I am willing to work for a good drink. But the reality is that I’ll be making these cocktails myself, and let’s just say that when God was handing out upper body strength, I had gone back to the freckles line for a second helping.

The Ramos gin fizz was invented in New Orleans (iStock)

Happily, most bartenders I’ve chatted with about the Ramos seem to concur that extreme shake times aren’t necessary. These days, many have gravitated towards a method called the reverse dry shake, in which you shake the drink first with ice to chill and dilute it, then strain out the ice and re-shake it, whipping up the egg and cream back to that silken texture without the ice melt to interfere. Few find it necessary to give it more than three minutes’ shaking.

Personally, I’ve found Ramoses (Ramosi? Ramosen?) that fail do so less because of under-shaking and more because of an overly generous hand with the orange flower. A few sparing droplets produce a subtle, pleasant florality; a few drops more and your Ramos will taste like you’ve been spritzed in the mouth by one of the perfume snipers who lurk in the cosmetics sections of fancy department stores.

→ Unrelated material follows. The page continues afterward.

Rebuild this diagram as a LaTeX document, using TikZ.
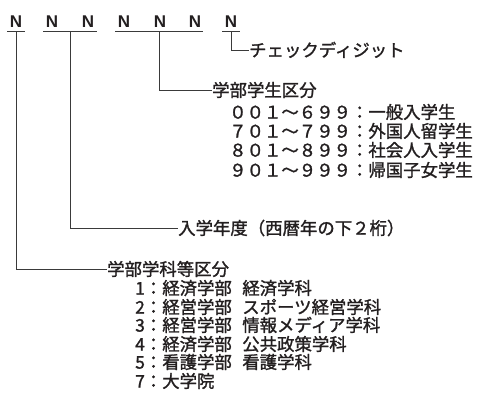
\documentclass[tikz,border=0pt]{standalone}
\usepackage{fontspec}
\setmainfont{Noto Sans CJK JP}[BoldFont=*, BoldFeatures={FakeBold=1.4}]
\newfontfamily\latinbold{Liberation Sans}
\definecolor{ink}{HTML}{231F20}
\definecolor{rule}{HTML}{3A3A3A}
\begin{document}
\begin{tikzpicture}[x=1pt,y=-1pt,
  lbl/.style={anchor=west, inner sep=0pt, text=ink,
    font=\fontsize{17.4}{20}\selectfont\bfseries, text height=15.3pt, text depth=2.1pt},
  digit/.style={anchor=base, inner sep=0pt, text=ink,
    font=\latinbold\fontsize{17}{20}\selectfont\bfseries},
  conn/.style={draw=rule, line width=0.9pt},
  uline/.style={draw=rule, line width=0.9pt}]
\useasboundingbox (0,0) rectangle (478,394);
% the digit letters
\node[digit] (n1) at (16,27) {N};
\node[digit] (n2) at (52,27) {N};
\node[digit] (n3) at (88,27) {N};
\node[digit] (n4) at (124,27) {N};
\node[digit] (n5) at (160,27) {N};
\node[digit] (n6) at (195,27) {N};
\node[digit] (n7) at (231,27) {N};
% underlines
\coordinate (a1) at (7,31);  \coordinate (b1) at (25,31);
\coordinate (a2) at (43,31); \coordinate (b2) at (97,31);
\coordinate (a3) at (115,31);\coordinate (b3) at (203,31);
\coordinate (a4) at (222,31);\coordinate (b4) at (240,31);
\draw[uline] (a1) -- (b1);
\draw[uline] (a2) -- (b2);
\draw[uline] (a3) -- (b3);
\draw[uline] (a4) -- (b4);
\coordinate (u1) at (16,31);
\coordinate (u2) at (70,31);
\coordinate (u3) at (159,31);
\coordinate (u4) at (231,31);
% labels
\node[lbl] (check) at (249,50) {チェックディジット};
\node[lbl] (gakusei) at (212,90) {学部学生区分};
\node[lbl] (g1) at (229,112) {００１～６９９：一般入学生};
\node[lbl] (g2) at (229,131) {７０１～７９９：外国人留学生};
\node[lbl] (g3) at (229,150) {８０１～８９９：社会人入学生};
\node[lbl] (g4) at (229,170) {９０１～９９９：帰国子女学生};
\node[lbl] (nendo) at (178,228) {入学年度（西暦年の下２桁）};
\node[lbl] (gakka) at (107,269) {学部学科等区分};
\node[lbl] (k1) at (135,288) {1：経済学部\hspace{0.6em}経済学科};
\node[lbl] (k2) at (135,307) {2：経営学部\hspace{0.6em}スポーツ経営学科};
\node[lbl] (k3) at (135,325) {3：経営学部\hspace{0.6em}情報メディア学科};
\node[lbl] (k4) at (135,344) {4：経済学部\hspace{0.6em}公共政策学科};
\node[lbl] (k5) at (135,362) {5：看護学部\hspace{0.6em}看護学科};
\node[lbl] (k7) at (135,381) {7：大学院};
% connectors
\draw[conn] (u4) |- (check.west);
\draw[conn] (u3) |- (gakusei.west);
\draw[conn] (u2) |- (nendo.west);
\draw[conn] (u1) |- (gakka.west);
\end{tikzpicture}
\end{document}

At Hank’s Cocktail Bar in Washington, beverage programme manager Hunter Douglas does a reverse dry shake, puts the drink back in the refrigerator for a minute or so, and only then gently adds the modicum of soda that raises the foam above the rim. “You don’t want to break that souffle on top,” he says. Douglas apparently feels even more strongly about orange flower water than I do; he leaves it out entirely, instead finishing the drink with a mist of orange extract. It’s a lovely variation – as is his berry-brightened Becky’s back at it, which provides an echo of the Ramos, minus the fizz.

That fizz is another element that can sink the drink, ironically in the process of trying to raise it. Because the visual of that high-hat foam has become such a focus, sometimes people add too much soda to get it. By adding just a little soda, “you’re not so diluting the drink ... as to mask the gin to the point that you can no longer recognise it,” McMillian says. “And once the botanical elements of the gin become the central flavour element, then it becomes a delicious and complex drink with many layers of flavour.”

I like a Ramos when it’s perfectly made, but maybe more, I like the basic template: the spirit balanced with sour and sweet, the richness of cream, and yes – I do love the pillowy cloud of foam. Once you master it, you can take it in all sorts of directions. And I’m grateful to have a means to create it that doesn’t require exhaustion or repetitive stress injuries. After all, if your milkshake is going to bring all the boys to the yard, wouldn’t you like to have some energy left for socialising when they arrive?